Task instructions:
Don't include pictures. Quote the lines below from the first through the line that contains "import * as".
+ + + + + + +
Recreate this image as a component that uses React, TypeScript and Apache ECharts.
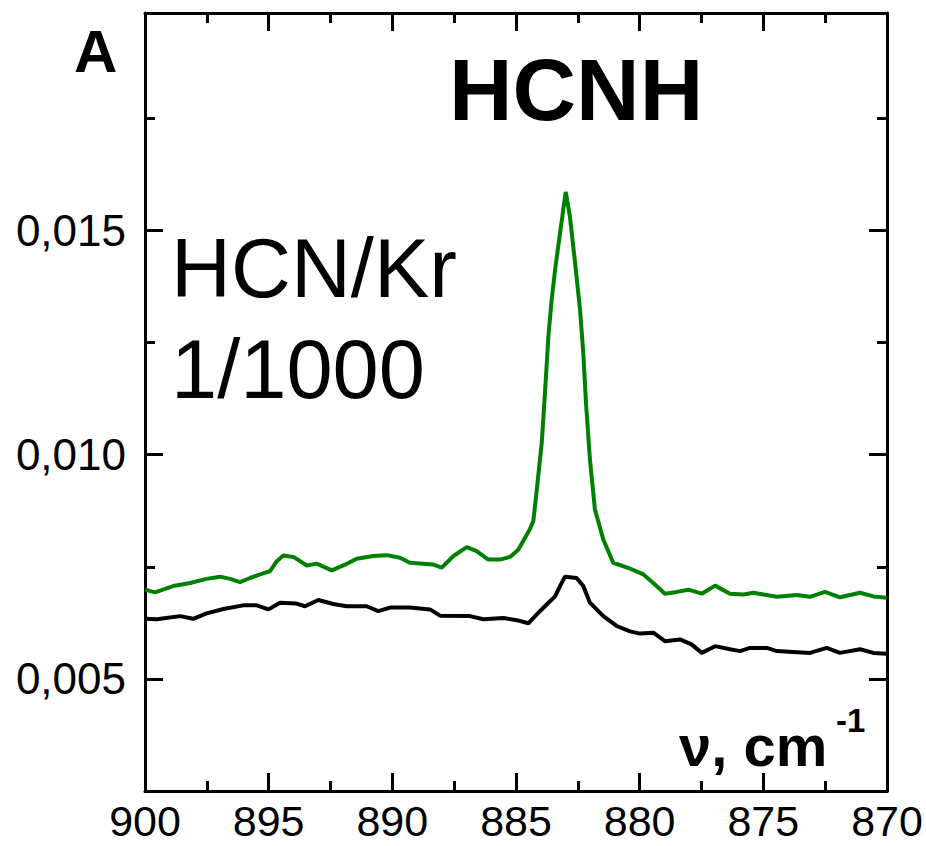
import React, { useEffect, useRef } from "react";
import * as echarts from "echarts";

// Wavenumber (cm^-1) and absorbance readings, green trace (HCNH)
const greenNu = [
  900.0, 899.6, 898.86, 898.18, 897.51, 896.97, 896.56, 896.16, 895.75, 895.35,
  894.95, 894.68, 894.41, 894.0, 893.46, 893.06, 892.45, 891.98, 891.44, 890.77,
  890.23, 889.69, 889.29, 888.75, 888.34, 888.0, 887.53, 886.99, 886.59, 886.12,
  885.65, 885.24, 884.91, 884.64, 884.43, 884.3, 884.16, 883.96, 883.83, 883.69,
  883.56, 883.42, 883.22, 883.09, 882.99, 882.82, 882.61, 882.41, 882.28, 882.17,
  882.01, 881.81, 881.47, 881.07, 880.39, 879.85, 879.45, 878.98, 878.5, 878.03,
  877.49, 876.95, 876.35, 875.81, 875.4, 874.46, 873.65, 873.11, 872.51, 871.9,
  871.09, 870.55, 870.01,
];
const greenAbs = [
  0.00699, 0.00693, 0.00707, 0.00714, 0.00723, 0.00728, 0.00723, 0.00716, 0.00725, 0.00733,
  0.0074, 0.00762, 0.00775, 0.00772, 0.00753, 0.00757, 0.00742, 0.00753, 0.00768, 0.00774,
  0.00776, 0.0077, 0.00759, 0.00757, 0.00755, 0.00748, 0.00774, 0.00794, 0.00785, 0.00766,
  0.00766, 0.00772, 0.00788, 0.00814, 0.00835, 0.00852, 0.00922, 0.01026, 0.01137, 0.01264,
  0.01345, 0.01412, 0.01494, 0.01546, 0.01586, 0.01531, 0.01427, 0.01323, 0.01227, 0.01115,
  0.00989, 0.00878, 0.00811, 0.00759, 0.00746, 0.00733, 0.00714, 0.0069, 0.00694, 0.00699,
  0.0069, 0.00708, 0.0069, 0.00688, 0.00692, 0.00683, 0.00687, 0.00683, 0.00694, 0.00682,
  0.00692, 0.00684, 0.00681,
];

// Black trace
const blackNu = [
  900.0, 899.53, 898.58, 898.05, 897.51, 896.83, 896.03, 895.48, 895.01, 894.54,
  893.87, 893.53, 892.99, 892.39, 891.84, 891.04, 890.57, 890.09, 889.29, 888.48,
  888.07, 886.86, 886.32, 885.51, 884.97, 884.5, 884.16, 883.76, 883.42, 883.22,
  883.02, 882.55, 882.28, 882.01, 881.47, 880.93, 880.39, 879.99, 879.45, 878.98,
  878.37, 877.9, 877.49, 876.95, 876.35, 875.94, 875.54, 874.86, 874.46, 873.11,
  872.44, 871.9, 871.09, 870.55, 870.01,
];
const blackAbs = [
  0.00634, 0.00633, 0.0064, 0.00634, 0.00646, 0.00656, 0.00664, 0.00664, 0.00655, 0.0067,
  0.00668, 0.00662, 0.00676, 0.00667, 0.00662, 0.00662, 0.00651, 0.00659, 0.00659, 0.00655,
  0.00641, 0.0064, 0.00633, 0.00636, 0.00631, 0.00624, 0.00644, 0.00666, 0.00684, 0.00707,
  0.00728, 0.00725, 0.00707, 0.0067, 0.0064, 0.00618, 0.00606, 0.00601, 0.00603, 0.00584,
  0.00588, 0.00577, 0.00558, 0.00573, 0.00566, 0.00562, 0.00569, 0.00569, 0.00562, 0.00558,
  0.00569, 0.00558, 0.00566, 0.00558, 0.00556,
];

const yMajorTicks = [0.005, 0.01, 0.015];
const yMinorTicks = [0.0075, 0.0125, 0.0175];

const FONT = "'Liberation Sans', Arial, sans-serif";
const BLACK = "#000000";
const GREEN = "#008000";

export default function App() {
  const ref = useRef<HTMLDivElement>(null);

  useEffect(() => {
    if (!ref.current) return;
    const chart = echarts.init(ref.current, undefined, { renderer: "svg" });

    const axisLine = { show: true, lineStyle: { color: BLACK, width: 3 } };
    const majorTick = { show: true, inside: true, length: 18, lineStyle: { color: BLACK, width: 3 } };
    const minorTick = { show: true, splitNumber: 2, length: 10, lineStyle: { color: BLACK, width: 3 } };

    const xBase = {
      type: "value" as const,
      min: 870,
      max: 900,
      interval: 5,
      inverse: true,
      axisLine,
      axisTick: majorTick,
      minorTick,
      splitLine: { show: false },
      minorSplitLine: { show: false },
    };

    const yBase = {
      type: "value" as const,
      min: 0.0025,
      max: 0.01985,
      splitLine: { show: false },
    };

    const pair = (xs: number[], ys: number[]) => xs.map((x, i) => [x, ys[i]]);

    chart.setOption({
      animation: false,
      backgroundColor: "#ffffff",
      grid: { left: 145, right: 39, top: 13, bottom: 55 },
      xAxis: [
        {
          ...xBase,
          position: "bottom",
          axisLabel: { show: true, color: BLACK, fontSize: 43, fontFamily: FONT, margin: 8 },
        },
        {
          ...xBase,
          position: "top",
          axisLabel: { show: false },
        },
      ],
      yAxis: [
        {
          ...yBase,
          position: "left",
          axisLine,
          axisTick: { ...majorTick, customValues: yMajorTicks },
          axisLabel: {
            show: true,
            customValues: yMajorTicks,
            color: BLACK,
            fontSize: 44,
            fontFamily: FONT,
            margin: 19,
            formatter: (v: number) => v.toFixed(3).replace(".", ","),
          },
        },
        {
          ...yBase,
          position: "left",
          axisLine: { show: false },
          axisTick: { ...majorTick, length: 10, customValues: yMinorTicks },
          axisLabel: { show: false },
        },
        {
          ...yBase,
          position: "right",
          axisLine,
          axisTick: { ...majorTick, customValues: yMajorTicks },
          axisLabel: { show: false },
        },
        {
          ...yBase,
          position: "right",
          axisLine: { show: false },
          axisTick: { ...majorTick, length: 10, customValues: yMinorTicks },
          axisLabel: { show: false },
        },
      ],
      series: [
        {
          type: "line",
          xAxisIndex: 0,
          yAxisIndex: 0,
          data: pair(blackNu, blackAbs),
          showSymbol: false,
          lineStyle: { color: BLACK, width: 4 },
          itemStyle: { color: BLACK },
        },
        {
          type: "line",
          xAxisIndex: 0,
          yAxisIndex: 0,
          data: pair(greenNu, greenAbs),
          showSymbol: false,
          lineStyle: { color: GREEN, width: 4 },
          itemStyle: { color: GREEN },
        },
      ],
      graphic: [
        {
          type: "text",
          x: 74,
          y: 51,
          style: { text: "A", font: `bold 60px ${FONT}`, fill: BLACK, verticalAlign: "middle" },
        },
        {
          type: "text",
          x: 449,
          y: 89,
          style: { text: "HCNH", font: `bold 88px ${FONT}`, fill: BLACK, verticalAlign: "middle" },
        },
        {
          type: "text",
          x: 171,
          y: 268,
          style: { text: "HCN/Kr", font: `83px ${FONT}`, fill: BLACK, verticalAlign: "middle" },
        },
        {
          type: "text",
          x: 171,
          y: 369,
          style: { text: "1/1000", font: `83px ${FONT}`, fill: BLACK, verticalAlign: "middle" },
        },
        {
          type: "text",
          x: 679,
          y: 745,
          style: { text: "ν, cm", font: `bold 58px ${FONT}`, fill: BLACK, verticalAlign: "middle" },
        },
        {
          type: "text",
          x: 836,
          y: 720,
          style: { text: "-1", font: `bold 33px ${FONT}`, fill: BLACK, verticalAlign: "middle" },
        },
      ],
    });

    return () => chart.dispose();
  }, []);

  return (
    <div
      ref={ref}
      style={{ position: "absolute", left: 0, top: 0, width: 926, height: 846, background: "#fff" }}
    />
  );
}
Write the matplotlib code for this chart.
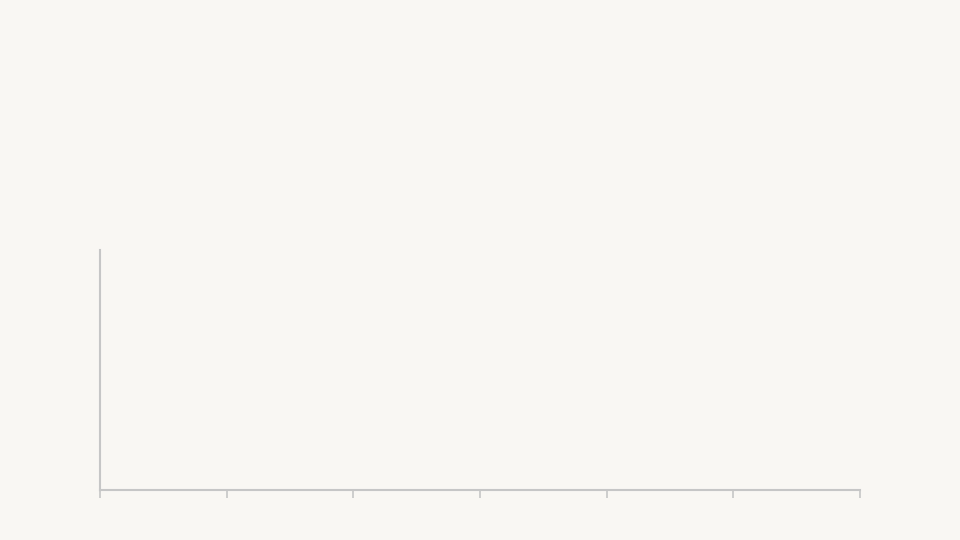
import matplotlib
matplotlib.use('Agg')
import matplotlib.pyplot as plt

# chart is at its empty first state: axes only, no marks or labels yet
x_ticks = [0, 1, 2, 3, 4, 5, 6]
x_labels = ['', '', '', '', '', '', '']
y_range = [0, 1]

bg = '#f9f7f3'
axis_color = '#c6c6c6'

fig = plt.figure(figsize=(9.6, 5.4), dpi=100, facecolor=bg)
ax = fig.add_axes([100 / 960, 50 / 540, 760 / 960, 240 / 540])
ax.set_facecolor(bg)

ax.set_xlim(x_ticks[0], x_ticks[-1])
ax.set_ylim(*y_range)
ax.set_xticks(x_ticks)
ax.set_xticklabels(x_labels)
ax.set_yticks([])

for side in ['top', 'right']:
    ax.spines[side].set_visible(False)
for side in ['left', 'bottom']:
    ax.spines[side].set_color(axis_color)
    ax.spines[side].set_linewidth(1.5)

ax.tick_params(axis='x', length=6, width=1.2, color=axis_color)

fig.savefig('out.png', dpi=100, facecolor=bg)
plt.close(fig)
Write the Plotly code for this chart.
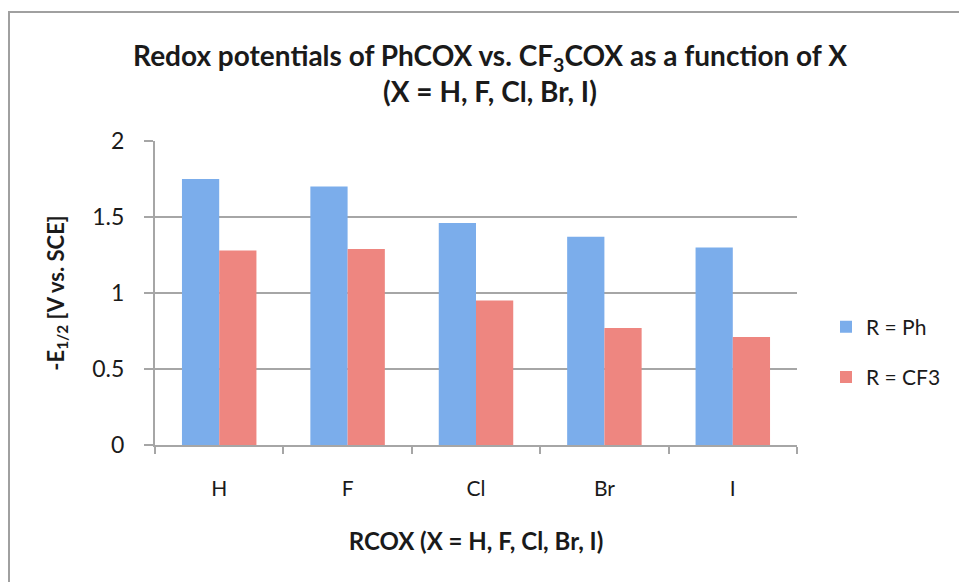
+ + + + + + +
Result of the task:
Recreate this image as a component that uses React, TypeScript and Apache ECharts.
import React, { useEffect, useRef } from "react";
import * as echarts from "echarts";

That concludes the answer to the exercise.